We realized early that traditional CMS would not support a “distributed first” publishing mindset and that a modern platform for content creation would have to fulfill three key requirements:

1. Truly based on insight: To succeed and gain someone’s interest, in competition with that person’s best friend’s wedding or child’s soccer practice, the quality, accuracy and thereby probability of success for every published piece of content will have to increase. For that to happen a lot of the guesswork needs to be taken out of the storytelling equation. Should I be using an internal or external testimonial to prove my point in this video? Should I use a quote or an assertion? Should I be funny or dry? All of these are questions that could, and should, be answered by data, not a general editorial hunch. This does not mean that we believe that there is no value in craftsmanship. A lot of what will make a story successful we will not be able to explain with historical data. Is it a good testimonial? Is the quote well put? Is it laugh-out-loud funny or just a little humorous? Our aim is never to discredit or replace great storytellers. Our aim is to supercharge them with insight.

2. Based on visual content, specifically video: The first iteration of social networks, from a content perspective, provided links to sites that your friends or the algorithms thought you’d enjoy. But over time, almost every social media has developed into a visual, video-driven platform. It turns out, people like consuming stories in a timeline-fashion rather than reading a lot of text. As a result, video has become exponentially more important as a storytelling format and will continue to gain ground over the foreseeable future.

3. Brutally productive: Though the demands on, and complexity for, a marketing and communications department has increased significantly and will continue to increase, their resources will not. Budgets have essentially grown with GDP. But while an added format on social (i.e. Instagram Stories) presents a huge opportunity (untapped potential) it also introduces a lot of added complexity (vertical video, single asset files, no api to publish through). The winning platform will enable communicators and marketers to remain innovative and spread over channels and formats, without having to add resources.

So, what is Storykit really?

Core ideas in building Storykit

We built Storykit around two fundamental ideas. One was that in order to figure out how your content performs in a distributed world, you need to track the entire chain of events from the inception of a piece of content (the idea) to the results that that piece of content generated.

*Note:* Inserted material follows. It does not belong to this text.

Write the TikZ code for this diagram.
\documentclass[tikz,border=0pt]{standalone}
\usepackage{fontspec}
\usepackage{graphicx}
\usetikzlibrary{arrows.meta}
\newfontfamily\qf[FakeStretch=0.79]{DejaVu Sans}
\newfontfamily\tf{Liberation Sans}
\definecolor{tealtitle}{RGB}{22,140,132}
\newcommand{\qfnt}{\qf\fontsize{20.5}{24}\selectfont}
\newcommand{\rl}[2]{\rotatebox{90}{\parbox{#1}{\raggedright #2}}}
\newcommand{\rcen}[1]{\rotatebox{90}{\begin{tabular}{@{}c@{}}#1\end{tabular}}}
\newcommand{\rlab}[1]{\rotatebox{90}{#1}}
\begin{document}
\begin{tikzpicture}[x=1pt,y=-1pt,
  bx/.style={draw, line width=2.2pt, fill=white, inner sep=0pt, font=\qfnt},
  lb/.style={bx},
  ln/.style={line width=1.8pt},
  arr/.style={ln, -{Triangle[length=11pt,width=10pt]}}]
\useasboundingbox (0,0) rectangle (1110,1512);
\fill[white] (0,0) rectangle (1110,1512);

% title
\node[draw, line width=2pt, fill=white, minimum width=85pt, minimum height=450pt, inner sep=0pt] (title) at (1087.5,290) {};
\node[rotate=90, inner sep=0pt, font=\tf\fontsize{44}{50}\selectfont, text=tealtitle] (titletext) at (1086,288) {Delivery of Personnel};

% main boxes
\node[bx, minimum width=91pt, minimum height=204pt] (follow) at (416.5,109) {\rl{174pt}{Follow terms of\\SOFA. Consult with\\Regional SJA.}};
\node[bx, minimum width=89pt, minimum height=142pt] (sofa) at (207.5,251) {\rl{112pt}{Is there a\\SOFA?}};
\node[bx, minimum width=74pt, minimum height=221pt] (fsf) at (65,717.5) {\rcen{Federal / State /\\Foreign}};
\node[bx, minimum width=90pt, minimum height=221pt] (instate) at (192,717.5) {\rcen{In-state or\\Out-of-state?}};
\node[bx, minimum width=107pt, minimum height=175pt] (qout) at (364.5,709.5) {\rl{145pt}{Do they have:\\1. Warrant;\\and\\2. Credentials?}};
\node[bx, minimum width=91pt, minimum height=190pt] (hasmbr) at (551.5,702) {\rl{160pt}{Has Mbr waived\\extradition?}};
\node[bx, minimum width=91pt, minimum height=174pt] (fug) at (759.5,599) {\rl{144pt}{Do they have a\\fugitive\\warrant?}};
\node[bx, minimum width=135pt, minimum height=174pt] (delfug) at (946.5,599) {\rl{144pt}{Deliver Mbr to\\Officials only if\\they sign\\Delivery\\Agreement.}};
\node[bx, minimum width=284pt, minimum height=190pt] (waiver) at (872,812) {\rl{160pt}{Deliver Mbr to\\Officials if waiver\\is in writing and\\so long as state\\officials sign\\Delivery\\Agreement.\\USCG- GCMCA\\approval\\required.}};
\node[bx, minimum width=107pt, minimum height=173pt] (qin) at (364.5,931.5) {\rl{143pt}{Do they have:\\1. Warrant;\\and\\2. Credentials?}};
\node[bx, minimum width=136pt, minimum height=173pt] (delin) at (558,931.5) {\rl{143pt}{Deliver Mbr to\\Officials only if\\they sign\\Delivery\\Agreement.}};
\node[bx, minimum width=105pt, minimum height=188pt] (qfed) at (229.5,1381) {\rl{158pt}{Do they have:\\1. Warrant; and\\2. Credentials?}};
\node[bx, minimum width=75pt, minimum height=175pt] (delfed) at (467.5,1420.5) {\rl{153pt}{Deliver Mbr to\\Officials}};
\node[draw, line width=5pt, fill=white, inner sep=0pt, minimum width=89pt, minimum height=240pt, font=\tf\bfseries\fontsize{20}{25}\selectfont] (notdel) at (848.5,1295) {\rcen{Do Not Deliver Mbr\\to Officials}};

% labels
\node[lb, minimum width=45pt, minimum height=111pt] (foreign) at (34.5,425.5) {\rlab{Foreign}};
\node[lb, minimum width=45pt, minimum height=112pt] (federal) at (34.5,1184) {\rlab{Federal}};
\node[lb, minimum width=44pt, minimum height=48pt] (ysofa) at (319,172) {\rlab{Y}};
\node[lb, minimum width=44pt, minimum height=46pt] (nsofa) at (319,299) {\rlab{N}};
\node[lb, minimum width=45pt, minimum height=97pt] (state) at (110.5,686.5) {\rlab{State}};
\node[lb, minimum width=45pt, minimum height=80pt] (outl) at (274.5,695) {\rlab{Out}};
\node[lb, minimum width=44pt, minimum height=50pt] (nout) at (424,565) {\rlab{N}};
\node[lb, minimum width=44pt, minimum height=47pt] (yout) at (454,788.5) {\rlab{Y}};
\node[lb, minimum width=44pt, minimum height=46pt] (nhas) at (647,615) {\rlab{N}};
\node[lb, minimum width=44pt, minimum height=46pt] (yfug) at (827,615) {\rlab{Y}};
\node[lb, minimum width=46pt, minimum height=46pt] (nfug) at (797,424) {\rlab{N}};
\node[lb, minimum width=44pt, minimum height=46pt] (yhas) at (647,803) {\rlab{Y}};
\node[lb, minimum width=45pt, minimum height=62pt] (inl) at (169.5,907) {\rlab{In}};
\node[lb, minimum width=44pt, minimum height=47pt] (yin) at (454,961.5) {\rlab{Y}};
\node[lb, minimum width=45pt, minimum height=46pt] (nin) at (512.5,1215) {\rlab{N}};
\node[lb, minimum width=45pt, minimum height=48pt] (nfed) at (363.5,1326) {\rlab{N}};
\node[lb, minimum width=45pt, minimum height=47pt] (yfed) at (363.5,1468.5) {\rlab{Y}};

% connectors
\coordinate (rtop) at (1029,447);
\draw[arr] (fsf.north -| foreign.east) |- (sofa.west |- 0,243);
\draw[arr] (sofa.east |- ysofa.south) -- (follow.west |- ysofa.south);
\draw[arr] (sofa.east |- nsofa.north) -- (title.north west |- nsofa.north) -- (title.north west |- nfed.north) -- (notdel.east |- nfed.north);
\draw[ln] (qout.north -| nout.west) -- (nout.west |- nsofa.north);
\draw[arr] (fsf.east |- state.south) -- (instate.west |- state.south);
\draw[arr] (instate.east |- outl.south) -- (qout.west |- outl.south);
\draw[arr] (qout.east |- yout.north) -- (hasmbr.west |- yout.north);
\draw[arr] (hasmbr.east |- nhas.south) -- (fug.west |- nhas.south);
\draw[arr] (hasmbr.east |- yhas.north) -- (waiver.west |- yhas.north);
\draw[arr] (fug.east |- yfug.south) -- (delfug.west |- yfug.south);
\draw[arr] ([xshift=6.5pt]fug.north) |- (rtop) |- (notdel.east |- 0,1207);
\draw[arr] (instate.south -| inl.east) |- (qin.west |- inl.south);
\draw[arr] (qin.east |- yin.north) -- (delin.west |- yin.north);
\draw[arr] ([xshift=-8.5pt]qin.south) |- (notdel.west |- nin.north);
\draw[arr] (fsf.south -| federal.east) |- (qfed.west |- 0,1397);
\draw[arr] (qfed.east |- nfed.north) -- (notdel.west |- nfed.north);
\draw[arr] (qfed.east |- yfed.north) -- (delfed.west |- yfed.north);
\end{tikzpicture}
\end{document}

This turned out to fundamentally be a question of how to structure your database and set up stories in a world where each social network hosted their own content and had specific requirements for how a piece of content was supposed to work (sizes, character-limits, time-limits, etc). The other fundamental idea was that to be able to use past publishing volume to predict future success we needed to incentivize our users to carefully and in a structured way describe what they were doing in each step of the production process. Without knowing ”how” something has been produced, it is impossible to understand why something has succeeded or failed.

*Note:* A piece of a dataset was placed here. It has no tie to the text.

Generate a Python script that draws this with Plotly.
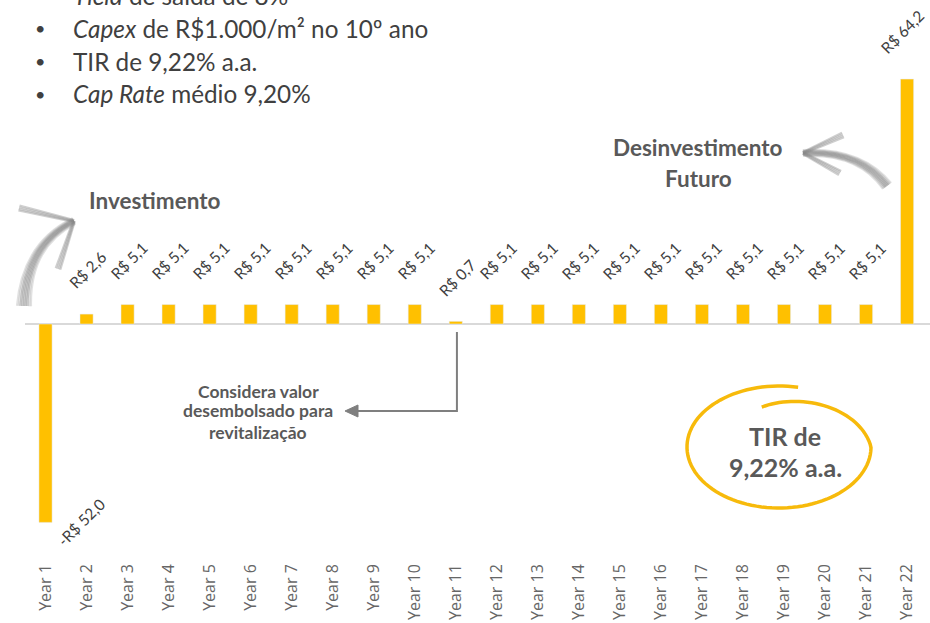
import math
import plotly.graph_objects as go

# ---------------- data ----------------
years = ["Year 1", "Year 2", "Year 3", "Year 4", "Year 5", "Year 6", "Year 7",
         "Year 8", "Year 9", "Year 10", "Year 11", "Year 12", "Year 13", "Year 14",
         "Year 15", "Year 16", "Year 17", "Year 18", "Year 19", "Year 20",
         "Year 21", "Year 22"]
cash_flow = [-52.0, 2.6, 5.1, 5.1, 5.1, 5.1, 5.1, 5.1, 5.1, 5.1, 0.7,
             5.1, 5.1, 5.1, 5.1, 5.1, 5.1, 5.1, 5.1, 5.1, 5.1, 64.2]
bullets = ["<i>Yield</i> de saída de 8%",
           "<i>Capex</i> de R$1.000/m² no 10º ano",
           "TIR de 9,22% a.a.",
           "<i>Cap Rate</i> médio 9,20%"]
note_year = "Year 11"
note_text = ["Considera valor", "desembolsado para", "revitalização"]
tir_text = ["TIR de", "9,22% a.a."]

# ---------------- layout helpers ----------------
W, H = 930, 623
ML, MR, MT, MB = 25, 0, 0, 63
PW, PH = W - ML - MR, H - MT - MB


def px(x):
    return (x - ML) / PW


def py(y):
    return 1 - (y - MT) / PH


def fmt(v):
    s = f"{abs(v):.1f}".replace(".", ",")
    return ("-" if v < 0 else "") + "R$ " + s


CALIBRI = "Lato"
GREY_TXT = "#595959"
DARK_TXT = "#404040"
GOLD = "#FFC000"

fig = go.Figure()
fig.add_trace(go.Bar(x=years, y=cash_flow, marker_color=GOLD, width=0.32,
                     hoverinfo="x+y"))

ann = []
# data labels
for i, (yr, v) in enumerate(zip(years, cash_flow)):
    if v >= 0:
        ann.append(dict(x=yr, y=v, xref="x", yref="y", text=fmt(v), textangle=-45,
                        showarrow=False, xanchor="center", yanchor="bottom",
                        xshift=1 if i < len(years) - 1 else -5, yshift=19,
                        font=dict(family=CALIBRI, size=15.5, color=DARK_TXT)))
    else:
        ann.append(dict(x=yr, y=v, xref="x", yref="y", text=fmt(v), textangle=-45,
                        showarrow=False, xanchor="center", yanchor="middle",
                        xshift=36, yshift=0,
                        font=dict(family=CALIBRI, size=15.5, color=DARK_TXT)))

# bullet list at top-left
line_y = [-5, 28, 61, 94]
for t, yy in zip(bullets, line_y):
    ann.append(dict(x=px(40), y=py(yy), xref="paper", yref="paper", text="•",
                    showarrow=False, xanchor="center", yanchor="middle",
                    font=dict(family=CALIBRI, size=18, color=DARK_TXT)))
    ann.append(dict(x=px(71), y=py(yy), xref="paper", yref="paper", text=t,
                    showarrow=False, xanchor="left", yanchor="middle",
                    font=dict(family=CALIBRI, size=24.3, color=DARK_TXT)))


def label(text, x, y, size):
    ann.append(dict(x=px(x), y=py(y), xref="paper", yref="paper",
                    text=f"<b>{text}</b>", showarrow=False,
                    xanchor="center", yanchor="middle",
                    font=dict(family=CALIBRI, size=size, color=GREY_TXT)))


# headings
label("Investimento", 155, 200, 22.5)
label("Desinvestimento", 698, 148, 22.5)
label("Futuro", 698, 178, 22.5)

# note about revitalization
for t, yy in zip(note_text, [391, 411, 432]):
    label(t, 258, yy, 17.5)

# TIR bubble text
for t, yy in zip(tir_text, [436, 467]):
    label(t, 785, yy, 25)

shapes = []


def P(x, y):
    return f"{px(x):.5f},{py(y):.5f}"


def unit_normal(ax, ay, bx, by):
    dx, dy = bx - ax, by - ay
    L = math.hypot(dx, dy)
    return -dy / L, dx / L


# sketchy hand-drawn arrows: bundles of thin translucent strokes
def sketch_arrow(shaft, barbs, w0, w1):
    (x0, y0), (cx, cy), (x1, y1) = shaft
    n0 = unit_normal(x0, y0, cx, cy)
    n1 = unit_normal(cx, cy, x1, y1)
    nc = ((n0[0] + n1[0]) / 2, (n0[1] + n1[1]) / 2)
    ks = [-1.0, -0.75, -0.5, -0.25, 0.0, 0.25, 0.5, 0.75, 1.0]
    for k in ks:
        d0, dc, d1 = k * w0, k * (w0 + w1) / 2, k * w1
        path = (f"M {P(x0 + n0[0]*d0, y0 + n0[1]*d0)} "
                f"Q {P(cx + nc[0]*dc, cy + nc[1]*dc)} "
                f"{P(x1 + n1[0]*d1, y1 + n1[1]*d1)}")
        a = 0.45 if abs(k) < 0.6 else 0.25
        shapes.append(dict(type="path", xref="paper", yref="paper", path=path,
                           line=dict(color=f"rgba(135,135,135,{a})", width=2.2)))
    for (bx, by) in barbs:
        nb = unit_normal(x1, y1, bx, by)
        for k in [-1.0, -0.4, 0.3, 1.0]:
            d = k * 2.5
            p2 = (f"M {P(x1 + nb[0]*d*0.4, y1 + nb[1]*d*0.4)} "
                  f"L {P(bx + nb[0]*d, by + nb[1]*d)}")
            shapes.append(dict(type="path", xref="paper", yref="paper", path=p2,
                               line=dict(color="rgba(135,135,135,0.4)", width=2)))


sketch_arrow(((24, 306), (26, 245), (74, 221)), [(19, 208), (58, 269)], 7, 3)
sketch_arrow(((887, 186), (860, 150), (803, 153)), [(843, 135), (840, 173)], 5, 3)

# connector from Year 11 bar to note
i11 = years.index(note_year)
xc = ML + (i11 + 0.5) * PW / len(years)
shapes.append(dict(type="path", xref="paper", yref="paper",
                   path=f"M {P(xc, 332)} L {P(xc, 411)} L {P(356, 411)}",
                   line=dict(color="#7F7F7F", width=2)))
shapes.append(dict(type="path", xref="paper", yref="paper",
                   path=f"M {P(345, 411)} L {P(358, 405)} L {P(358, 417)} Z",
                   fillcolor="#7F7F7F", line=dict(color="#7F7F7F", width=1)))

# hand-drawn ellipse around TIR
cx0, cy0, rx, ry = 779, 447, 92, 61
pts = []
n = 120
t0, t1 = -78, -466
for k in range(n + 1):
    t = t0 + (t1 - t0) * k / n
    s = 1.0 if t > -360 else 1.0 - 0.32 * (-360 - t) / (-360 - t1)
    a = math.radians(t)
    pts.append((cx0 + rx * s * math.cos(a), cy0 + ry * s * math.sin(a)))
path = "M " + " L ".join(P(x, y) for x, y in pts)
shapes.append(dict(type="path", xref="paper", yref="paper", path=path,
                   line=dict(color="#F7BA0B", width=3.5)))

fig.update_layout(
    width=W, height=H,
    margin=dict(l=ML, r=MR, t=MT, b=MB),
    paper_bgcolor="white", plot_bgcolor="white",
    showlegend=False,
    bargap=0.68,
    xaxis=dict(type="category", tickangle=-90, showgrid=False, showline=False,
               ticks="", zeroline=False,
               tickfont=dict(family="Open Sans", size=16, color="#666666")),
    yaxis=dict(range=[-61.86, 84.93], showgrid=False, showticklabels=False,
               zeroline=True, zerolinecolor="#D9D9D9", zerolinewidth=2,
               showline=False, ticks=""),
    annotations=ann,
    shapes=shapes,
)

fig.write_html("out.html",
               config={"displayModeBar": False},
               post_script="document.body.style.margin='0px';"
                           "document.body.style.overflow='hidden';")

This last point requires some more explanation, because for everyone I meet outside of the publishing world, this sounds completely trivial. Obviously you have to understand how something was made to be able to understand how to replicate it. But this has not, and still is not, true for most content producing organizations. In most manufacturing processes, every step of the process is carefully described and documented, and can be experimented with and iterated upon to improve the process. But this is not the case when manufacturing content, a process that could accurately be likened to ”craft”. Creating content is like a magic black artistic box where an idea comes in on one side, and an article or video comes out on the other. If you are a great content producer, what comes out of the box usually strikes a cord with the audience and works well, and if you are a poor content producer (e.g. Peder Bonnier) what comes out will be a way too long, poorly packaged 2000+ word article that no-one will ever read (what are you still doing here?). What we decided on back in 2014 was that there were a lot of things in the manufacturing process that actually could be described in a structured way, which would remove a lot of uncertainty for the results (while keeping a lot of the ”craft” involved in writing a good story). Things like ”was this story primarily researched and written from a desk in the editorial office or was it primarily researched and produced form out on the field?” or ”is this story intended to educate or inform someone, or is it intended to provoke or start a debate?” are questions that are normally implicitly answered in the content-manufacturing process but since they are not explicitly documented can not be analyzed or used in recommending or predicting future success.

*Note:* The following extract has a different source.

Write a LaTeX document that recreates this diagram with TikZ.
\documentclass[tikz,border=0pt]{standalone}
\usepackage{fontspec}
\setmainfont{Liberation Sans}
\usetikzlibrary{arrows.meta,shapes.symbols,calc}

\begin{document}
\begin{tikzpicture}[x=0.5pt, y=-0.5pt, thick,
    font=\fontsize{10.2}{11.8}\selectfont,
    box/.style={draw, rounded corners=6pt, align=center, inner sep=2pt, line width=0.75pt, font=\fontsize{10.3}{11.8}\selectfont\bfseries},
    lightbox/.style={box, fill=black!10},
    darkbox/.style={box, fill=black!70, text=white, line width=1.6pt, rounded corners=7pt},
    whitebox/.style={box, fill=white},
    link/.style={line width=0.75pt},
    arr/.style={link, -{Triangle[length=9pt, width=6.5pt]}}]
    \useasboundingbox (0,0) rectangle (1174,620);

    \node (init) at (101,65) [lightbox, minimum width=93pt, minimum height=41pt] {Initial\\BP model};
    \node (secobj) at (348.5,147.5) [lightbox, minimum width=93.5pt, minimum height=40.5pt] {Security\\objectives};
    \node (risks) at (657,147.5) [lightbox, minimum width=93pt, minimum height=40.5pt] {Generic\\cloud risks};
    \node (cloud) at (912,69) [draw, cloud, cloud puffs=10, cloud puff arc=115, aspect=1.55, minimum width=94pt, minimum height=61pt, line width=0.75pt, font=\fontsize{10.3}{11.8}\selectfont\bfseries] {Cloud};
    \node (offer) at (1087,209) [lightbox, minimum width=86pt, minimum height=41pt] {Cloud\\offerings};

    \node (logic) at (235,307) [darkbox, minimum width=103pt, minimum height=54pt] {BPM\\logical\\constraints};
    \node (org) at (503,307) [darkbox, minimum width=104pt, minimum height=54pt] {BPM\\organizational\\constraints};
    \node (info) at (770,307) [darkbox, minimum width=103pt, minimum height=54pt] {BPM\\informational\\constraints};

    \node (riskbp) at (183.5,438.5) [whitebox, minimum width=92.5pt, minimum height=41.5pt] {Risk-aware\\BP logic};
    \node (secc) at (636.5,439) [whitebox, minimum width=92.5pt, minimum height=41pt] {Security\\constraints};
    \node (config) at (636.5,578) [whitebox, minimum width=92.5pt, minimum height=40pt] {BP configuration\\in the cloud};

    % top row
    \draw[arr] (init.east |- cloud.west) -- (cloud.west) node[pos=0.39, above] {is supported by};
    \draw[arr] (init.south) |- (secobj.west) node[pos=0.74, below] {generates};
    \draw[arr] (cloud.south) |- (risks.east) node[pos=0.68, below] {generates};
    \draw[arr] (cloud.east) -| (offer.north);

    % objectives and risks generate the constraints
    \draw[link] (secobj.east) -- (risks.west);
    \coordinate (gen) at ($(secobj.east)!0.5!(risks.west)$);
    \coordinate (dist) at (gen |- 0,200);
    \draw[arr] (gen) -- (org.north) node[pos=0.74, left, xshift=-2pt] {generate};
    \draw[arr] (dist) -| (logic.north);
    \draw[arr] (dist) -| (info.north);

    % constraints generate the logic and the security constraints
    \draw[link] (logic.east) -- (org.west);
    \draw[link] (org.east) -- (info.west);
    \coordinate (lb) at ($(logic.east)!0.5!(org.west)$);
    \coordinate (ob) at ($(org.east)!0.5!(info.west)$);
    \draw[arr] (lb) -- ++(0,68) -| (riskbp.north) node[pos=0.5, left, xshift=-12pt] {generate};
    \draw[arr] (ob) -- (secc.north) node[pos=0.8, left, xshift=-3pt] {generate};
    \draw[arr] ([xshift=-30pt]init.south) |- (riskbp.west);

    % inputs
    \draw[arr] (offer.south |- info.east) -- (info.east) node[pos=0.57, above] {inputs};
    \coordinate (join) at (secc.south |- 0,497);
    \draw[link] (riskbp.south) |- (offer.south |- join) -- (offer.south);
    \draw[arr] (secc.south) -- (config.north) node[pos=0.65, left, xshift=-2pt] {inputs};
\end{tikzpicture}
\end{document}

These two fundamental ideas were, and still are, at the core of what we are building with Storykit— giving creators more productivity and more predictability in their content-manufacturing process.

Building the business Storykit

But the answer to what we are building is not just the technology and product. It is also the company that we are trying to build around that product. This is a company where we are focused on the value that we are creating for our customers and users and where retention and engagement are our most important metrics. It is a company where we work with insane ambition, but where we help each other out and pitch in where needed, where we value having ideas and finding solutions more than finding faults and errors, where we value action more than opinion and where we keep an open and transparent discussion about the work that we do.

We want to radically improve the experience of telling stories for businesses all around the world because we truly believe that a great story can be crucial for business success and, ultimately, make the world a better place. If we are able to give our users the tools, the insights and the community they need to tell their storys we will succeed and I am extremely excited about continuing to fulfill that mission.